In Canfield’s Carmen, a very different Terpsichorean paella from Christopher’s Stowell’s recent premiere of the ballet, Mark danced a jazzy waiter with a sense of humor, wielding his tray like the ultimate frisbee.  That jazziness also came to the fore in the late Dennis Spaight’s Ellington Suite, in which he performed in a pas de trois.

Mark had his greatest impact on the company as ballet master, however, bringing his near-photographic memory for choreography, his knowledge of history, his acute eye for detail, and his experience dancing in a wide range of repertory at the Joffrey to Oregon Ballet Theatre’s dancers.  It seems doubtful that OBT could have performed as well as they did such a wide stylistic range of ballets as Paul Taylor’s Cloven Kingdom, Robert Joffrey’s Pas des Dèesses, Canfield’s hotly vulgar The Third Stage (which I loved) and Donald Byrd’s Life Situations: Daydreams of Giselle paired with the traditional Giselle, staged sensitively and knowledgeably by Goldweber himself in the spring of  19971996, just before he skipped town to return to the Joffrey.
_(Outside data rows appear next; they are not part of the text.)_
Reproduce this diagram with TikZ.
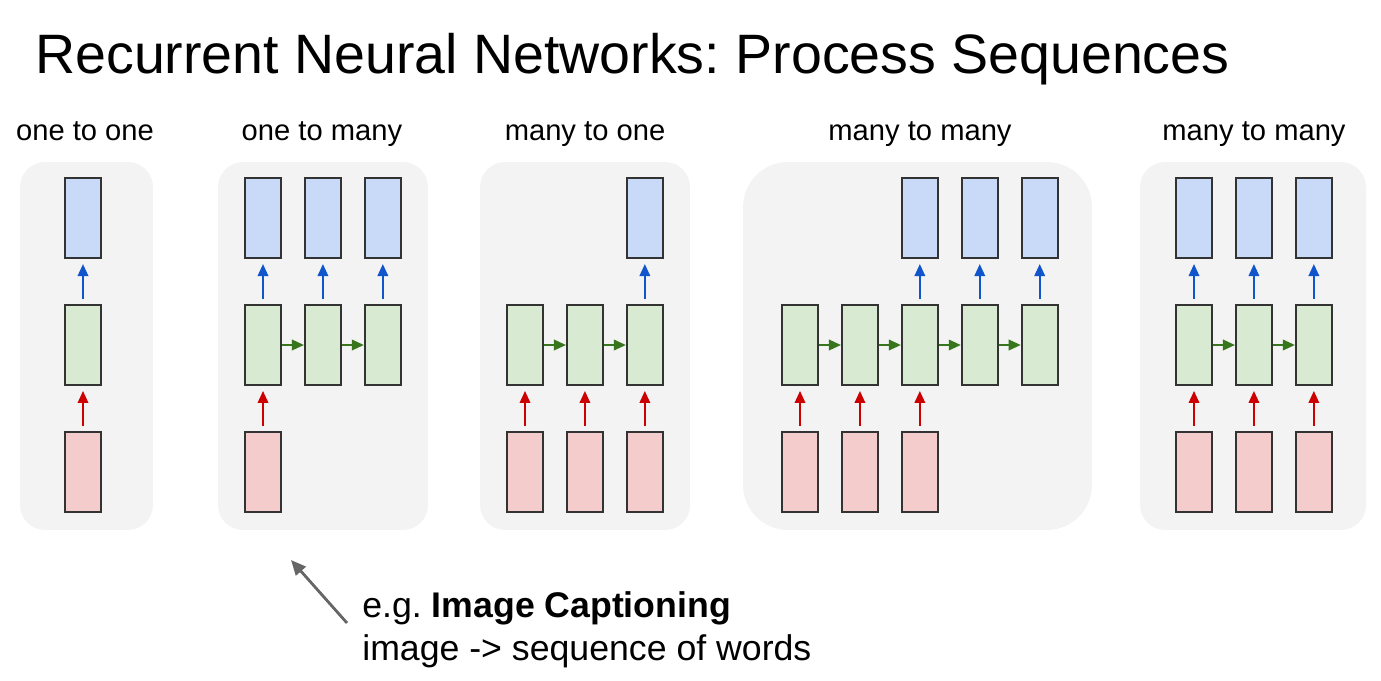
\documentclass[tikz,border=0pt]{standalone}
\usepackage{fontspec}
\setmainfont{Liberation Sans}
\usepackage{xcolor}
\usepackage{tikz}
\usetikzlibrary{arrows.meta,positioning}
\definecolor{outblue}{HTML}{C9DAF8}
\definecolor{hidgreen}{HTML}{D9EAD3}
\definecolor{inred}{HTML}{F4CCCC}
\definecolor{arrblue}{HTML}{1155CC}
\definecolor{arrgreen}{HTML}{38761D}
\definecolor{arrred}{HTML}{CC0000}
\definecolor{panelgray}{HTML}{F3F3F3}
\definecolor{edgegray}{HTML}{333333}
\definecolor{notegray}{HTML}{666666}
\frenchspacing

\begin{document}
\begin{tikzpicture}[
  x=0.02cm, y=-0.02cm,
  node distance=0.9cm and 0.44cm,
  cell/.style={draw=edgegray, line width=1.1pt, minimum width=0.72cm, minimum height=1.6cm, inner sep=0pt},
  outcell/.style={cell, fill=outblue},
  hidcell/.style={cell, fill=hidgreen},
  incell/.style={cell, fill=inred},
  panel/.style={fill=panelgray, rounded corners=0.5cm, inner sep=0pt, minimum height=7.36cm},
  caption/.style={font=\fontsize{16.6}{20}\selectfont, anchor=base, inner sep=0pt},
  note/.style={font=\fontsize{20.3}{24}\selectfont, anchor=base west, inner sep=0pt},
  tip/.style={-{Triangle[length=0.24cm,width=0.21cm]}, line width=1.1pt},
  toout/.style={tip, draw=arrblue, shorten <=0.1cm, shorten >=0.1cm},
  tonext/.style={tip, draw=arrgreen},
  fromin/.style={tip, draw=arrred, shorten <=0.1cm, shorten >=0.1cm}
]
  \useasboundingbox (0,0) rectangle (1381,680);

  \node[anchor=base west, inner sep=0pt, font=\fontsize{31.6}{38}\selectfont] (title) at (35,73) {Recurrent Neural Networks: Process Sequences};

  % panels
  \node[panel, minimum width=2.66cm] (pone) at (86.5,346) {};
  \node[panel, minimum width=4.2cm] (ptwo) at (323,346) {};
  \node[panel, minimum width=4.2cm] (pthree) at (585,346) {};
  \node[panel, minimum width=6.98cm, rounded corners=0.9cm] (pfour) at (917.5,346) {};
  \node[panel, minimum width=4.52cm] (pfive) at (1253,346) {};

  \node[caption] (lone) at (85,140) {one to one};
  \node[caption] (ltwo) at (322,140) {one to many};
  \node[caption] (lthree) at (585,140) {many to one};
  \node[caption] (lfour) at (920,140) {many to many};
  \node[caption] (lfive) at (1254,140) {many to many};

  % one to one
  \node[hidcell] (h11) at (83,345) {};
  \node[outcell, above=of h11] (o11) {};
  \node[incell, below=of h11] (i11) {};
  \draw[toout] (h11) -- (o11);
  \draw[fromin] (i11) -- (h11);

  % one to many
  \node[hidcell] (h21) at (263,345) {};
  \node[hidcell, right=of h21] (h22) {};
  \node[hidcell, right=of h22] (h23) {};
  \node[outcell, above=of h21] (o21) {};
  \node[outcell, above=of h22] (o22) {};
  \node[outcell, above=of h23] (o23) {};
  \node[incell, below=of h21] (i21) {};
  \draw[toout] (h21) -- (o21);
  \draw[toout] (h22) -- (o22);
  \draw[toout] (h23) -- (o23);
  \draw[tonext] (h21) -- (h22);
  \draw[tonext] (h22) -- (h23);
  \draw[fromin] (i21) -- (h21);

  % many to one
  \node[hidcell] (h31) at (525,345) {};
  \node[hidcell, right=of h31] (h32) {};
  \node[hidcell, right=of h32] (h33) {};
  \node[outcell, above=of h33] (o33) {};
  \node[incell, below=of h31] (i31) {};
  \node[incell, below=of h32] (i32) {};
  \node[incell, below=of h33] (i33) {};
  \draw[toout] (h33) -- (o33);
  \draw[tonext] (h31) -- (h32);
  \draw[tonext] (h32) -- (h33);
  \draw[fromin] (i31) -- (h31);
  \draw[fromin] (i32) -- (h32);
  \draw[fromin] (i33) -- (h33);

  % many to many, delayed
  \node[hidcell] (h41) at (800,345) {};
  \node[hidcell, right=of h41] (h42) {};
  \node[hidcell, right=of h42] (h43) {};
  \node[hidcell, right=of h43] (h44) {};
  \node[hidcell, right=of h44] (h45) {};
  \node[outcell, above=of h43] (o43) {};
  \node[outcell, above=of h44] (o44) {};
  \node[outcell, above=of h45] (o45) {};
  \node[incell, below=of h41] (i41) {};
  \node[incell, below=of h42] (i42) {};
  \node[incell, below=of h43] (i43) {};
  \draw[toout] (h43) -- (o43);
  \draw[toout] (h44) -- (o44);
  \draw[toout] (h45) -- (o45);
  \draw[tonext] (h41) -- (h42);
  \draw[tonext] (h42) -- (h43);
  \draw[tonext] (h43) -- (h44);
  \draw[tonext] (h44) -- (h45);
  \draw[fromin] (i41) -- (h41);
  \draw[fromin] (i42) -- (h42);
  \draw[fromin] (i43) -- (h43);

  % many to many, synced
  \node[hidcell] (h51) at (1194,345) {};
  \node[hidcell, right=of h51] (h52) {};
  \node[hidcell, right=of h52] (h53) {};
  \node[outcell, above=of h51] (o51) {};
  \node[outcell, above=of h52] (o52) {};
  \node[outcell, above=of h53] (o53) {};
  \node[incell, below=of h51] (i51) {};
  \node[incell, below=of h52] (i52) {};
  \node[incell, below=of h53] (i53) {};
  \draw[toout] (h51) -- (o51);
  \draw[toout] (h52) -- (o52);
  \draw[toout] (h53) -- (o53);
  \draw[tonext] (h51) -- (h52);
  \draw[tonext] (h52) -- (h53);
  \draw[fromin] (i51) -- (h51);
  \draw[fromin] (i52) -- (h52);
  \draw[fromin] (i53) -- (h53);

  % annotation
  \node[note] (eg) at (362,617) {e.g. \textbf{Image Captioning}};
  \node[note] (egsub) at (362,660) {image -> sequence of words};
  \coordinate (egtail) at (347,623);
  \coordinate (egtip) at (291,560);
  \draw[-{Triangle[length=0.3cm,width=0.26cm]}, line width=1.6pt, draw=notegray] (egtail) -- (egtip);
\end{tikzpicture}
\end{document}
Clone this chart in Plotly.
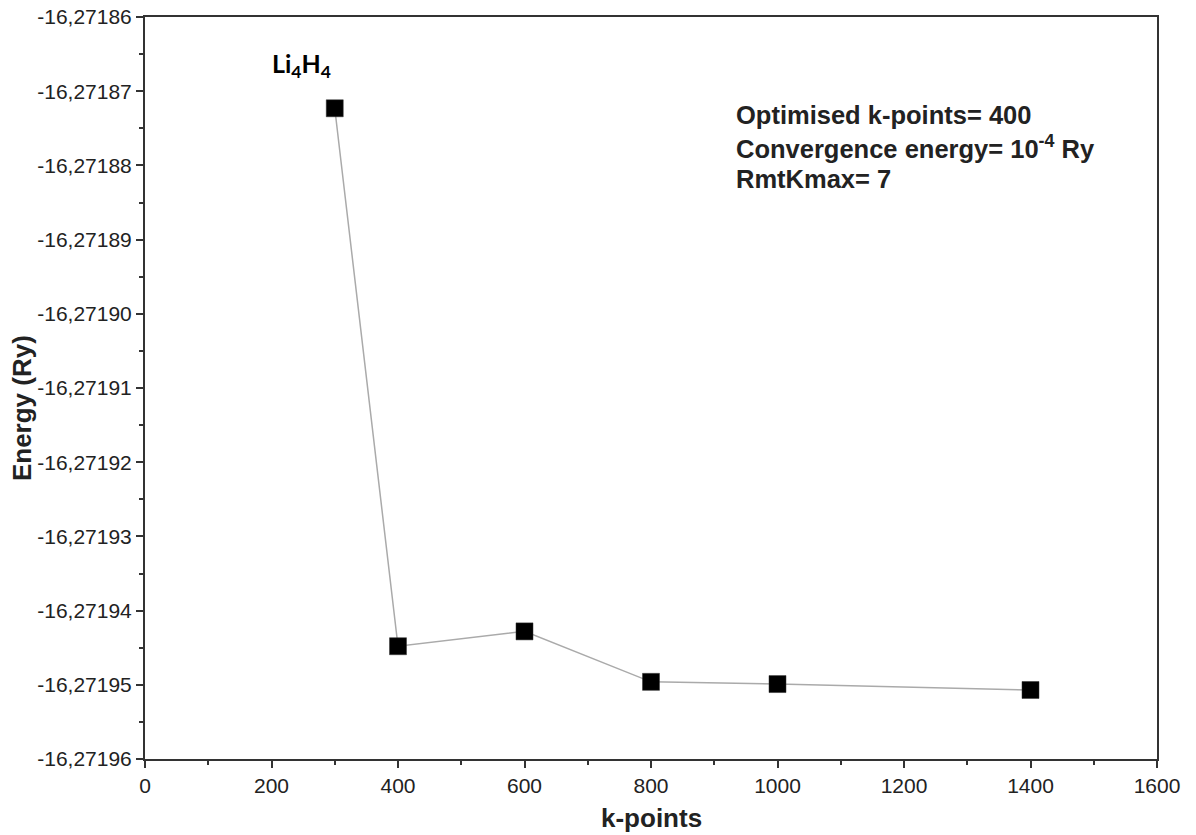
import plotly.graph_objects as go

k_points = [300, 400, 600, 800, 1000, 1400]
energy = [-16.2718723, -16.2719448, -16.2719428, -16.2719496, -16.2719499, -16.2719507]

x_ticks = [0, 200, 400, 600, 800, 1000, 1200, 1400, 1600]
y_ticks = [-16.27196 + i * 0.00001 for i in range(11)]
y_tick_labels = ["-16,%05d" % (27196 - i) for i in range(11)]

info_lines = [
    "Optimised k-points= 400",
    "Convergence energy= 10<sup>-4</sup> Ry",
    "RmtKmax= 7",
]
info_y = [-16.2718732, -16.2718775, -16.2718818]

fig = go.Figure()
fig.add_trace(go.Scatter(
    x=k_points, y=energy, mode="lines+markers",
    line=dict(color="#aaaaaa", width=1.5),
    marker=dict(symbol="square", size=17, color="black",
                line=dict(color="#333333", width=0.5)),
    showlegend=False,
))

font_tick = dict(family="Liberation Sans, Arial, sans-serif", size=21, color="#222222")
font_title = dict(family="Liberation Sans, Arial, sans-serif", size=26, color="#222222")
font_info = dict(family="Liberation Sans, Arial, sans-serif", size=25.5, color="#222222")

fig.update_layout(
    width=1196, height=835,
    margin=dict(l=145, r=39, t=17, b=76),
    plot_bgcolor="white", paper_bgcolor="white",
    xaxis=dict(
        range=[0, 1600], tickvals=x_ticks, ticktext=[str(v) for v in x_ticks],
        showgrid=False, zeroline=False, automargin=False, ticklabeloverflow="allow",
        showline=True, linecolor="#333333", linewidth=2, mirror=True,
        ticks="outside", ticklen=7, tickwidth=2, tickcolor="#333333",
        minor=dict(dtick=100, tick0=0, ticks="outside", ticklen=4, tickwidth=2, tickcolor="#333333"),
        tickfont=font_tick,
    ),
    yaxis=dict(
        range=[-16.27196, -16.27186], tickvals=y_ticks, ticktext=y_tick_labels,
        showgrid=False, zeroline=False, automargin=False, ticklabeloverflow="allow",
        showline=True, linecolor="#333333", linewidth=2, mirror=True,
        ticks="outside", ticklen=7, tickwidth=2, tickcolor="#333333",
        minor=dict(dtick=0.000005, tick0=-16.27196, ticks="outside", ticklen=4, tickwidth=2, tickcolor="#333333"),
        tickfont=font_tick,
    ),
)

# axis titles
fig.add_annotation(
    x=0.5, y=-0.0795, xref="paper", yref="paper", xanchor="center", yanchor="middle",
    text="<b>k-points</b>", showarrow=False, font=font_title,
)
fig.add_annotation(
    x=-0.1215, y=0.473, xref="paper", yref="paper", xanchor="center", yanchor="middle",
    text="<b>Energy (Ry)</b>", showarrow=False, textangle=-90, font=font_title,
)

fig.add_annotation(
    x=248, y=-16.2718665, xref="x", yref="y",
    text="<b>Li<sub>4</sub>H<sub>4</sub></b>", showarrow=False,
    font=dict(family="Lato, Open Sans, sans-serif", size=25, color="black"),
)

for line, yv in zip(info_lines, info_y):
    fig.add_annotation(
        x=932, y=yv, xref="x", yref="y",
        text="<b>" + line + "</b>", showarrow=False, xanchor="left", align="left",
        font=font_info,
    )

fig.write_html("out.html", config={"displayModeBar": False},
               post_script="document.body.style.margin='0px';")
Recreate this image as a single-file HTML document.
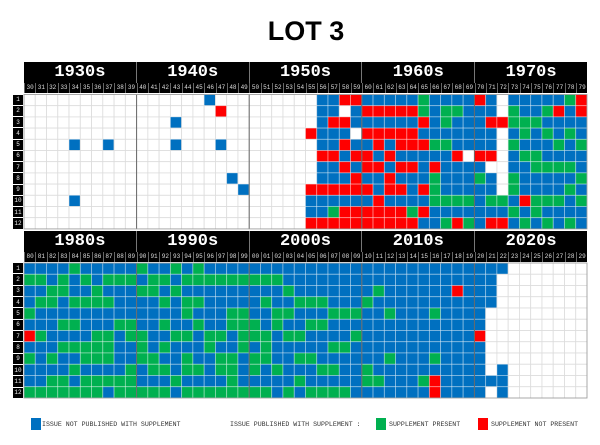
<!DOCTYPE html>
<html><head><meta charset="utf-8"><style>
body{margin:0;width:600px;height:445px;background:#fff;position:relative;overflow:hidden;font-family:"Liberation Sans",sans-serif}
.abs{position:absolute}
.title{left:0;width:612px;top:16px;text-align:center;font-weight:bold;font-size:27px;color:#000}
.hdr{left:24px;width:563px;display:flex;background:#000}
.hdr div{flex:1;color:#fff;font-family:"Liberation Mono",monospace;font-weight:bold;font-size:17px;text-align:center;border-left:1px solid #777;line-height:21px}
.hdr div:first-child{border-left:none}
.yrs{left:24px;width:563px;display:flex;background:#000;height:10px}
.yrs span{flex:1;color:#ddd;font-family:"Liberation Mono",monospace;font-size:6px;line-height:10px;text-align:center;border-left:1px solid #666;box-sizing:border-box}
.mon{left:13px;width:10px;display:flex;flex-direction:column}
.mon span{flex:1;background:#000;color:#eee;font-family:"Liberation Mono",monospace;font-size:6px;text-align:center;margin-bottom:1px;display:flex;align-items:center;justify-content:center}
.leg{font-family:"Liberation Mono",monospace;font-size:6.6px;color:#333;top:421px;white-space:nowrap}
.sq{width:10px;height:12px;top:418px}
</style></head><body>
<div class="abs title">LOT 3</div>
<svg id="s" class="abs" style="left:0;top:0" width="600" height="445"></svg>

<div class="abs hdr" style="top:62px;height:21px"><div>1930s</div><div>1940s</div><div>1950s</div><div>1960s</div><div>1970s</div></div>
<div class="abs yrs" style="top:83px"><span>30</span><span>31</span><span>32</span><span>33</span><span>34</span><span>35</span><span>36</span><span>37</span><span>38</span><span>39</span><span>40</span><span>41</span><span>42</span><span>43</span><span>44</span><span>45</span><span>46</span><span>47</span><span>48</span><span>49</span><span>50</span><span>51</span><span>52</span><span>53</span><span>54</span><span>55</span><span>56</span><span>57</span><span>58</span><span>59</span><span>60</span><span>61</span><span>62</span><span>63</span><span>64</span><span>65</span><span>66</span><span>67</span><span>68</span><span>69</span><span>70</span><span>71</span><span>72</span><span>73</span><span>74</span><span>75</span><span>76</span><span>77</span><span>78</span><span>79</span></div>
<div class="abs mon" style="top:94.5px;height:135px"><span>1</span><span>2</span><span>3</span><span>4</span><span>5</span><span>6</span><span>7</span><span>8</span><span>9</span><span>10</span><span>11</span><span>12</span></div>

<div class="abs hdr" style="top:231px;height:21px"><div>1980s</div><div>1990s</div><div>2000s</div><div>2010s</div><div>2020s</div></div>
<div class="abs yrs" style="top:252px"><span>80</span><span>81</span><span>82</span><span>83</span><span>84</span><span>85</span><span>86</span><span>87</span><span>88</span><span>89</span><span>90</span><span>91</span><span>92</span><span>93</span><span>94</span><span>95</span><span>96</span><span>97</span><span>98</span><span>99</span><span>00</span><span>01</span><span>02</span><span>03</span><span>04</span><span>05</span><span>06</span><span>07</span><span>08</span><span>09</span><span>10</span><span>11</span><span>12</span><span>13</span><span>14</span><span>15</span><span>16</span><span>17</span><span>18</span><span>19</span><span>20</span><span>21</span><span>22</span><span>23</span><span>24</span><span>25</span><span>26</span><span>27</span><span>28</span><span>29</span></div>
<div class="abs mon" style="top:263px;height:136px"><span>1</span><span>2</span><span>3</span><span>4</span><span>5</span><span>6</span><span>7</span><span>8</span><span>9</span><span>10</span><span>11</span><span>12</span></div>

<div class="abs sq" style="left:31px;background:#0070C0"></div>
<div class="abs leg" style="left:42px">ISSUE NOT PUBLISHED WITH SUPPLEMENT</div>
<div class="abs leg" style="left:230px">ISSUE PUBLISHED WITH SUPPLEMENT :</div>
<div class="abs sq" style="left:376px;background:#00B050"></div>
<div class="abs leg" style="left:389px">SUPPLEMENT PRESENT</div>
<div class="abs sq" style="left:478px;background:#FF0000"></div>
<div class="abs leg" style="left:491px">SUPPLEMENT NOT PRESENT</div>

<script>
(function(){
var topRows=[
"................B........"+"WBBRRBBBBBGBBBBRBWBBBBBGR",
".................R......."+"WBBWBRRRRRGBGGBBBWGBBGRBR",
".............B..........."+"WBRRBBBBBBRBGBBBRRGGGBBBB",
"........................."+"RBBBWRRRRRBBBBBBBWBGBGBGB",
"....B..B.....B...B......."+"WBBRBBRBRRRGGBBBBWGBBBGBG",
"........................."+"WRRBRRBRBBBBBRWRRWBGGBBBB",
"........................."+"WBBRBRRBRRBRBBBBWWBBGGGGB",
"..................B......"+"WBBBRBBRBBBGBBBGBWGBBBBBG",
"...................B....."+"RRRRRRBRRBRGBBBBBWGBBBBGB",
"....B...................."+"BBBBBBRBBBBGGGGBGGBRGGGBG",
"........................."+"BBGRRRRRRGRBBBBBBBGBGBBBB",
"........................."+"RRRRRRRRRRBBGRGBRRBGBGBGB"];
var botRows=[
"BBBBGBBBBB"+"GBBGBGBBBB"+"BBBBBBBBBB"+"BBBBBBBBBB"+"BBB.......",
"GGBGBGBGGG"+"BGGBGGGGGG"+"GGGBBBBBBB"+"BBBBBBBBBB"+"BB........",
"BBGGBBGBBB"+"GGBGBBBBBB"+"BBBGBBBBBB"+"BGBBBBBBRB"+"BB........",
"BGGBGGGGBB"+"BBGBGGBBBB"+"BGBBGGGBBB"+"GBBBBBBBBB"+"BB........",
"GBBBBBBBBB"+"BBBBGBBBGG"+"BBGGBBBGGG"+"BBGBBBGBBB"+"B.........",
"BBBGGBBBGG"+"BBGBBGBBGG"+"GBGBBGGBBB"+"BBBBBBBBBB"+"B.........",
"RGBBBBGGBG"+"GBBGGBGGBG"+"GGBGGBBBBG"+"BBBBBBBBBB"+"R.........",
"BBBGGGGGBB"+"GBGBBBGBBG"+"BGBBBBBGGB"+"BBBBBBBBBB"+"B.........",
"GBGBBGGGBB"+"GGBBGBBGGB"+"GGBBGGBBBB"+"BBGBBBGBBB"+"B.........",
"BBBBGBBBBG"+"BGGBGGBGGB"+"GBGBBBGGBB"+"GBBBBBBBBB"+"B.B.......",
"BBGGBGGGGG"+"BBBGBBBBGB"+"BBBBGBBBBB"+"GGBBBGRBBB"+"BBB.......",
"GGGGGGGBGG"+"GGGBGGGGGG"+"GGBGBGGGGB"+"BBBBBBRBBB"+"B.B......."];
var col={B:"#0070C0",G:"#00B050",R:"#FF0000"};
var s=document.getElementById("s"),ns="http://www.w3.org/2000/svg",cw=563/50;
function el(t,a){var e=document.createElementNS(ns,t);for(var k in a)e.setAttribute(k,a[k]);s.appendChild(e);}
function block(rows,y0,rh){
 for(var r=0;r<12;r++)for(var c=0;c<50;c++){
  var ch=rows[r].charAt(c),f=col[ch];
  el("rect",{x:24+c*cw,y:y0+r*rh,width:cw,height:rh,fill:f||"#fff",stroke:f?"rgba(255,255,255,0.45)":"#dcdcdc","stroke-width":0.8});
 }
 for(var d=1;d<5;d++)el("line",{x1:24+d*cw*10,x2:24+d*cw*10,y1:y0,y2:y0+12*rh,stroke:"#666","stroke-width":1});
 el("rect",{x:24,y:y0,width:563,height:12*rh,fill:"none",stroke:"#999","stroke-width":0.8});
}
block(topRows,94.5,11.2);
block(botRows,263,11.25);
})();
</script>
</body></html>
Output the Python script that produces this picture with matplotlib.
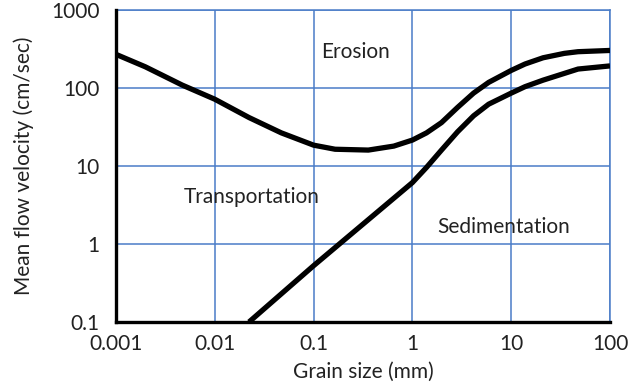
import matplotlib
matplotlib.use("Agg")
import matplotlib.pyplot as plt

plt.rcParams['font.family'] = ['Lato', 'DejaVu Sans']

# Grain size (mm) and critical flow velocity (cm/s)
erosion_size = [0.001, 0.00198, 0.00468, 0.01, 0.0222, 0.0471, 0.1, 0.165,
                0.358, 0.649, 1.0, 1.39, 1.97, 2.87, 4.16, 5.91, 10.0, 13.8,
                21.0, 34.5, 47.5, 100.0]
erosion_velocity = [270, 187, 109, 71.8, 41.8, 26.6, 18.5, 16.4,
                    16.0, 18.0, 21.5, 26.6, 36, 56.5, 86, 118, 168, 203,
                    244, 278, 292, 303]

settling_size = [0.0222, 0.1, 1.0, 1.39, 1.97, 2.87, 4.16, 5.91, 10.0, 13.8,
                 21.0, 47.5, 100.0]
settling_velocity = [0.1, 0.527, 6.13, 9.6, 16.0, 27.5, 44, 62, 86, 104,
                     126, 175, 192]

x_ticks = [0.001, 0.01, 0.1, 1, 10, 100]
x_tick_labels = ["0.001", "0.01", "0.1", "1", "10", "100"]
y_ticks = [0.1, 1, 10, 100, 1000]
y_tick_labels = ["0.1", "1", "10", "100", "1000"]

grid_blue = "#4a7cc7"
text_color = "#222222"
fs = 15

fig = plt.figure(figsize=(6.33, 3.89), dpi=100)
ax = fig.add_axes([116 / 633, 1 - 322 / 389, 494 / 633, 312 / 389])

ax.set_xscale("log")
ax.set_yscale("log")
ax.set_xlim(0.001, 100)
ax.set_ylim(0.1, 1000)

ax.set_xticks(x_ticks)
ax.set_xticklabels(x_tick_labels)
ax.set_yticks(y_ticks)
ax.set_yticklabels(y_tick_labels)
ax.minorticks_off()
ax.tick_params(length=0, labelsize=fs, colors=text_color)
ax.tick_params(axis="x", pad=9)
ax.tick_params(axis="y", pad=12)

ax.grid(True, color=grid_blue, linewidth=1.1)
ax.set_axisbelow(True)

for side in ("top", "right"):
    ax.spines[side].set_color(grid_blue)
    ax.spines[side].set_linewidth(1.1)
for side in ("left", "bottom"):
    ax.spines[side].set_color("black")
    ax.spines[side].set_linewidth(2.4)
    ax.spines[side].set_zorder(5)

ax.plot(erosion_size, erosion_velocity, color="black", linewidth=3.8,
        solid_joinstyle="round", solid_capstyle="butt", zorder=4)
ax.plot(settling_size, settling_velocity, color="black", linewidth=3.8,
        solid_joinstyle="round", solid_capstyle="butt", zorder=4)

ax.text(0.484, 0.865, "Erosion", transform=ax.transAxes, ha="center",
        va="center", fontsize=fs, color=text_color)
ax.text(0.275, 0.40, "Transportation", transform=ax.transAxes, ha="center",
        va="center", fontsize=fs, color=text_color)
ax.text(0.785, 0.304, "Sedimentation", transform=ax.transAxes, ha="center",
        va="center", fontsize=fs, color=text_color)

ax.set_xlabel("Grain size (mm)", fontsize=fs, color=text_color, labelpad=5)
ax.set_ylabel("Mean flow velocity (cm/sec)", fontsize=fs, color=text_color,
              labelpad=12)

fig.savefig("out.png", dpi=100)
Watching OBT perform its current Nutcracker on Saturday afternoon, as beautifully danced as it was, I couldn’t help feeling incredibly sad not only for Mark’s loss as a friend but also for the ephemeral nature  of everything he contributed to Canfield’s Nutcracker, with its lovely costumes and elegant sets by Campbell Baird. (It’s disappearance from OBT’s rep was not, repeat not, the fault of Christopher Stowell.)

When it was decided to have a Czarist Russian theme (some readers will remember that in this version Drosselmeier became Faberge, Marie is a student at the Imperial Ballet School and the  great ballerina Kchessinskaya is a party guest who becomes the Sugarplum Fairy in Act II),  Mark’s passion for Russian history came into play  in the creation of the scenario by Carol Shults and in the way the dancers were trained, both in the execution of pas de chats and pirouettes and but in walking and standing as Russian aristocrats did.

Former OBT dancer Nicole Cuevas has warm memories of Mark’s coaching in the studio.  “He could make it intimate, personal,” she told me this morning.  “I remember him helping me with, I think, Sugarplum.  He did it with a gentle energy.”

I watched him one day coaching the children in the Nutcracker party scene with the same gentle energy, although he was unambiguously firm, teaching them good manners along the way.  Ballet itself has suffered a big loss, as well as his many friends, in Portland, Salt Lake, and throughout the ballet world.

We were all lucky to have him, but it was for much too brief a time.